In A Vital Dashboard Indicator For Monetary Policy: Nominal Wage Targets, a new paper for the Center on Budget and Policy Priorities’ Full Employment Project, EPI Research and Policy Director Josh Bivens argues that the Federal Reserve should provide a target for nominal wage growth that informs its own decisions and larger debates about when and by how much to raise interest rates.

Debate over when the Fed should begin raising interest rates has been intensifying since the beginning of the year, and a key piece of information needed to inform this debate is how much slack remains in the U.S. labor market. Too often, attempts to determine labor market slack focus on quantity measures of slack like the unemployment rate and the labor force participation rate. Instead, Bivens argues, economic observers should be focusing much more attention on the growth rate of nominal wages. By definition, until nominal wage growth accelerates, there is no reason to assume that labor market slack has been substantially eroded.

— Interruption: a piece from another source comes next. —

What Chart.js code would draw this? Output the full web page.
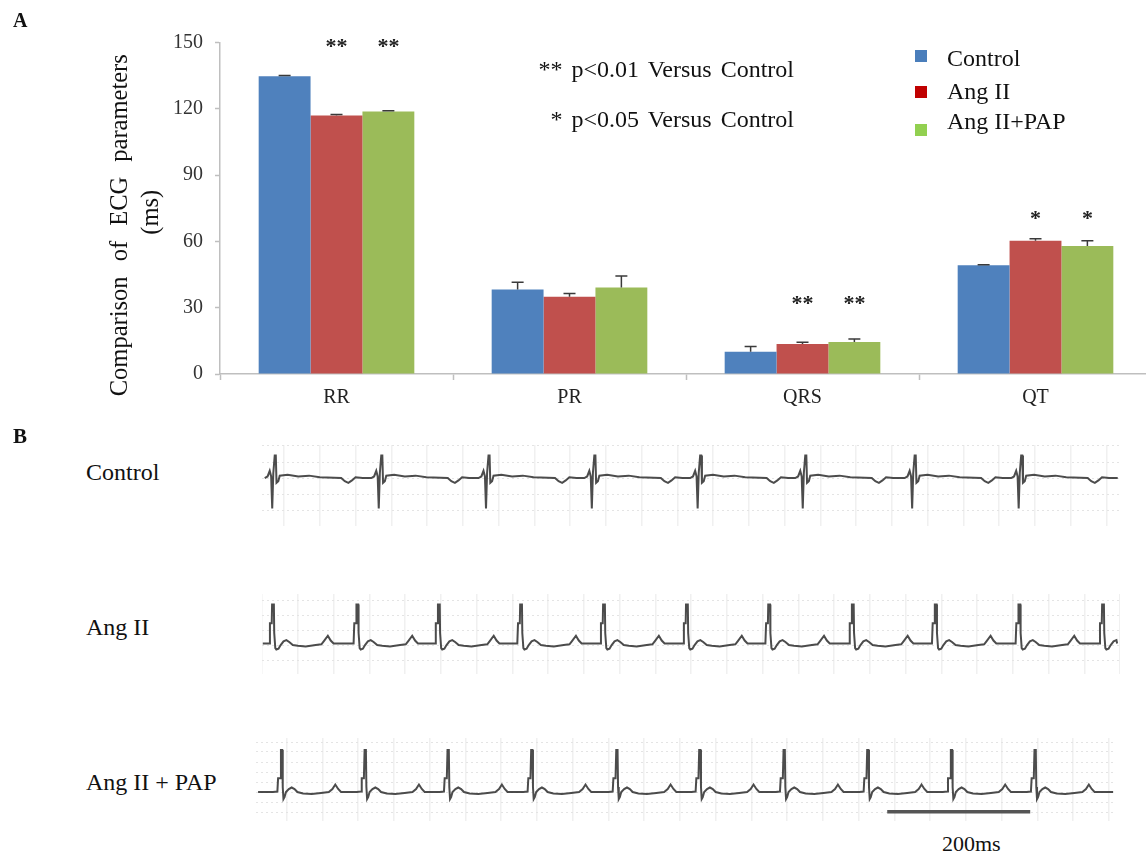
<!DOCTYPE html>
<html><head><meta charset="utf-8">
<script src="https://cdn.jsdelivr.net/npm/chart.js@4.4.1/dist/chart.umd.min.js"></script>
<style>
html,body{margin:0;padding:0;background:#fff;overflow:hidden;width:1146px;height:856px}
#wrap{position:relative;width:1146px;height:856px;overflow:hidden;font-family:"Liberation Serif","Times New Roman",serif;color:#111}
.t{position:absolute;white-space:pre;line-height:1}
canvas{position:absolute}
</style></head>
<body><div id="wrap">
<canvas id="bars" width="1160" height="410" style="left:0;top:0"></canvas>
<canvas id="ecg0" width="860" height="81" style="left:262px;top:445px"></canvas>
<canvas id="ecg1" width="858" height="80" style="left:262px;top:594px"></canvas>
<canvas id="ecg2" width="860" height="83" style="left:256px;top:738px"></canvas>

<div class="t" style="left:13px;top:10px;font-size:20px;font-weight:bold">A</div>
<div class="t" style="left:13px;top:426px;font-size:21px;font-weight:bold">B</div>
<div class="t" id="yt1" style="font-size:24.5px;width:400px;height:24.5px;text-align:center;word-spacing:9px;left:-81px;top:213px;transform:rotate(-90deg)">Comparison of ECG parameters</div>
<div class="t" id="yt2" style="font-size:24.5px;width:100px;height:24.5px;text-align:center;left:100px;top:200px;transform:rotate(-90deg)">(ms)</div>
<div class="t" style="right:352px;top:56.6px;font-size:24px;word-spacing:3px">** p&lt;0.01 Versus Control</div>
<div class="t" style="right:352px;top:106.6px;font-size:24px;word-spacing:3px">* p&lt;0.05 Versus Control</div>
<div class="t" style="left:86px;top:460px;font-size:24px">Control</div>
<div class="t" style="left:86px;top:615px;font-size:24px">Ang II</div>
<div class="t" style="left:86px;top:770px;font-size:24px">Ang II + PAP</div>
<div class="t" style="left:942px;top:833px;font-size:22px">200ms</div>
</div>
<script>
// ---------- Panel A data ----------
const categories = ["RR", "PR", "QRS", "QT"];
const seriesNames = ["Control", "Ang II", "Ang II+PAP"];
const controlMean = [134.8, 38.3, 10.1, 49.2];
const angIIMean   = [117.0, 35.0, 13.6, 60.3];
const papMean     = [118.9, 39.2, 14.5, 57.9];
const controlSem  = [0.3, 3.2, 2.4, 0.3];
const angIISem    = [0.5, 1.4, 0.8, 0.9];
const papSem      = [0.3, 5.2, 1.3, 2.4];
const controlSig  = ["", "", "", ""];
const angIISig    = ["**", "", "**", "*"];
const papSig      = ["**", "", "**", "*"];
const starLevel   = [150.8, 0, 34.4, 73.0];   // ms level where significance marks sit
const yTicks = {min: 0, max: 150, step: 30};

// ---------- Panel B data (ECG traces) ----------
// R-wave times (ms)
const beatsControl = [-15, 134, 284, 432, 580, 727, 880, 1029];
const beatsAngII   = [-25, 93, 207, 322, 438, 554, 669, 786, 902, 1019, 1136];
const beatsPAP     = [-7, 110, 226, 343, 462, 578, 696, 813, 930, 1047];
// one-beat shapes: [ms from R, amplitude in grid units]
const shapeControl = [[-12,0],[-8,0.1],[-5,0.45],[-3,0.1],[-1.5,-1.9],[0,0.3],[2,1.4],[3.5,1.4],[4.5,-0.3],[7,-0.2],[9,0.15],[20,0.2],[35,0.1],[50,0.15],[65,0.05],[95,0],[100,-0.2],[105,-0.3],[110,-0.15],[115,0.05],[125,0]];
const shapeAngII   = [[-12,0.1],[-5,0.1],[-4,1.45],[-1.5,1.45],[-1,2.7],[1.5,2.7],[2,0.8],[3.5,-0.2],[5,-0.3],[8,-0.25],[11,0],[15,0.25],[19,0.33],[23,0.2],[28,0],[35,-0.05],[46,-0.1],[60,0],[68,0.05],[72,0.3],[77,0.62],[81,0.3],[85,0.1],[100,0.1]];
const shapePAP     = [[-12,0],[-6,0.05],[-5,1.37],[-2,1.37],[-1,4.2],[0.8,4.2],[1.5,0.5],[2.5,-0.7],[4,-0.5],[6,0],[10,0.3],[14,0.45],[18,0.3],[22,0],[30,-0.15],[42,-0.2],[55,-0.1],[66,0],[71,0.3],[75,0.75],[79,0.3],[83,0],[100,0]];
const traceStart = [-27, -39, -40];
const traceEnd   = [1166, 1156, 1156];
const scaleBarMs = [840, 1040];   // 200 ms calibration bar

// ---------- styles ----------
const barColors = ["#4f81bd", "#c0504d", "#9bbb59"];
const legendColors = ["#4a7ebb", "#c00000", "#92d050"];
const FONT = "Liberation Serif";

const means = [controlMean, angIIMean, papMean];
const sems = [controlSem, angIISem, papSem];
const sigs = [controlSig, angIISig, papSig];

const annotPlugin = {
  id: 'annot',
  afterDatasetsDraw(chart) {
    const ctx = chart.ctx, y = chart.scales.y;
    ctx.save();
    // error bars
    ctx.strokeStyle = '#3a3a3a'; ctx.lineWidth = 1.5;
    chart.data.datasets.forEach((ds, i) => {
      chart.getDatasetMeta(i).data.forEach((bar, j) => {
        const top = y.getPixelForValue(means[i][j] + sems[i][j]);
        ctx.beginPath();
        ctx.moveTo(bar.x, bar.y); ctx.lineTo(bar.x, top);
        ctx.moveTo(bar.x - 6, top); ctx.lineTo(bar.x + 6, top);
        ctx.stroke();
      });
    });
    // significance stars
    ctx.fillStyle = '#222'; ctx.font = 'bold 22px "' + FONT + '"';
    ctx.textAlign = 'center'; ctx.textBaseline = 'alphabetic';
    chart.data.datasets.forEach((ds, i) => {
      chart.getDatasetMeta(i).data.forEach((bar, j) => {
        const s = sigs[i][j];
        if (!s) return;
        ctx.fillText(s, bar.x, y.getPixelForValue(starLevel[j]) + 12);
      });
    });
    // legend
    const sqTop = [50, 86, 124], base = [66, 99.3, 129.3];
    ctx.font = '24px "' + FONT + '"'; ctx.textAlign = 'left'; ctx.fillStyle = '#111';
    seriesNames.forEach((n, i) => {
      ctx.fillStyle = legendColors[i];
      ctx.fillRect(915, sqTop[i], 12, 12);
      ctx.fillStyle = '#111';
      ctx.fillText(n, 947, base[i]);
    });
    ctx.restore();
  }
};

new Chart(document.getElementById('bars'), {
  type: 'bar',
  data: {
    labels: categories,
    datasets: seriesNames.map((n, i) => ({
      label: n, data: means[i], backgroundColor: barColors[i], borderWidth: 0,
      categoryPercentage: 0.668, barPercentage: 1.0
    }))
  },
  options: {
    responsive: false, animation: false,
    layout: {padding: {top: 42.7, right: 8, left: 0, bottom: 0}},
    plugins: {legend: {display: false}, tooltip: {enabled: false}},
    scales: {
      x: {
        grid: {offset: true, drawOnChartArea: false, drawTicks: true, tickLength: 6, color: '#bfbfbf', tickWidth: 1.5},
        border: {color: '#bfbfbf', width: 1.5},
        ticks: {font: {family: FONT, size: 20}, color: '#222', padding: 6, maxRotation: 0},
        afterFit(s) { s.height = 36; }
      },
      y: {
        min: yTicks.min, max: yTicks.max,
        grid: {drawOnChartArea: false, drawTicks: true, tickLength: 5, color: '#bfbfbf', tickWidth: 1.5},
        border: {color: '#bfbfbf', width: 1.5},
        ticks: {stepSize: yTicks.step, font: {family: FONT, size: 20}, color: '#333', padding: 12},
        afterFit(s) { s.width = 220; }
      }
    }
  },
  plugins: [annotPlugin]
});

// ---------- ECG traces ----------
function buildTrace(beats, shape, start, end) {
  const pts = [{x: start, y: shape[0][1]}];
  beats.forEach(b => shape.forEach(([dt, v]) => {
    const x = b + dt;
    if (x > start && x < end) pts.push({x: x, y: v});
  }));
  pts.push({x: end, y: shape[shape.length - 1][1]});
  pts.sort((a, b) => a.x - b.x);
  return pts;
}

const ecgDefs = [
  {id: 'ecg0', beats: beatsControl, shape: shapeControl, xmin: -30.8, xmax: 1172, ymin: -2.99, ymax: 2.06},
  {id: 'ecg1', beats: beatsAngII, shape: shapeAngII, xmin: -40.1, xmax: 1160, ymin: -1.93, ymax: 3.4},
  {id: 'ecg2', beats: beatsPAP, shape: shapePAP, xmin: -42.9, xmax: 1160, ymin: -2.9, ymax: 5.4}
];

ecgDefs.forEach((d, k) => {
  const datasets = [{
    data: buildTrace(d.beats, d.shape, traceStart[k], traceEnd[k]),
    borderColor: 'rgba(45,45,45,0.85)', borderWidth: 2, pointRadius: 0, tension: 0
  }];
  if (k === 2) {
    datasets.push({
      data: [{x: scaleBarMs[0], y: -1.97}, {x: scaleBarMs[1], y: -1.97}],
      borderColor: '#555', borderWidth: 3.5, pointRadius: 0
    });
  }
  new Chart(document.getElementById(d.id), {
    type: 'line',
    data: {datasets},
    options: {
      responsive: false, animation: false,
      layout: {padding: 0},
      plugins: {legend: {display: false}, tooltip: {enabled: false}},
      scales: {
        x: {type: 'linear', min: d.xmin, max: d.xmax,
            ticks: {display: false, stepSize: 50, includeBounds: false},
            grid: {color: '#f0f0f0', lineWidth: 1.5, drawTicks: false},
            border: {display: false}},
        y: {type: 'linear', min: d.ymin, max: d.ymax,
            ticks: {display: false, stepSize: 1, includeBounds: false},
            grid: {color: '#e4e4e4', lineWidth: 1, drawTicks: false},
            border: {display: false, dash: [2, 3]}}
      }
    }
  });
});
</script>
</body></html>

“While the Fed shouldn’t rely on any single macroeconomic target, given that nominal wage growth has to pick up before we can say definitively that there’s no slack left in the labor market, wage targeting is by far their best option,” said Bivens. “Nominal wage growth needs to get to 3.5 to 4 percent, and stay there, before the Fed thinks about putting on the brakes.”

Bivens provides a direct link between the Fed’s overall price inflation target (commonly assumed to be 2 percent) and the growth rate of nominal wages consistent with this price target. He argues that until nominal wage growth is 3.5 percent, there is no threat that tight labor markets could push overall price inflation above the Fed’s target. Furthermore, an extended period of nominal wage growth above 3.5 percent is needed to return the share of corporate sector income claimed by labor compensation to pre-recession levels. Bivens finds that looking at the labor market through the lens of a nominal wage target shows that the Fed can wait significantly longer before raising interest rates in the name of tamping down price inflation.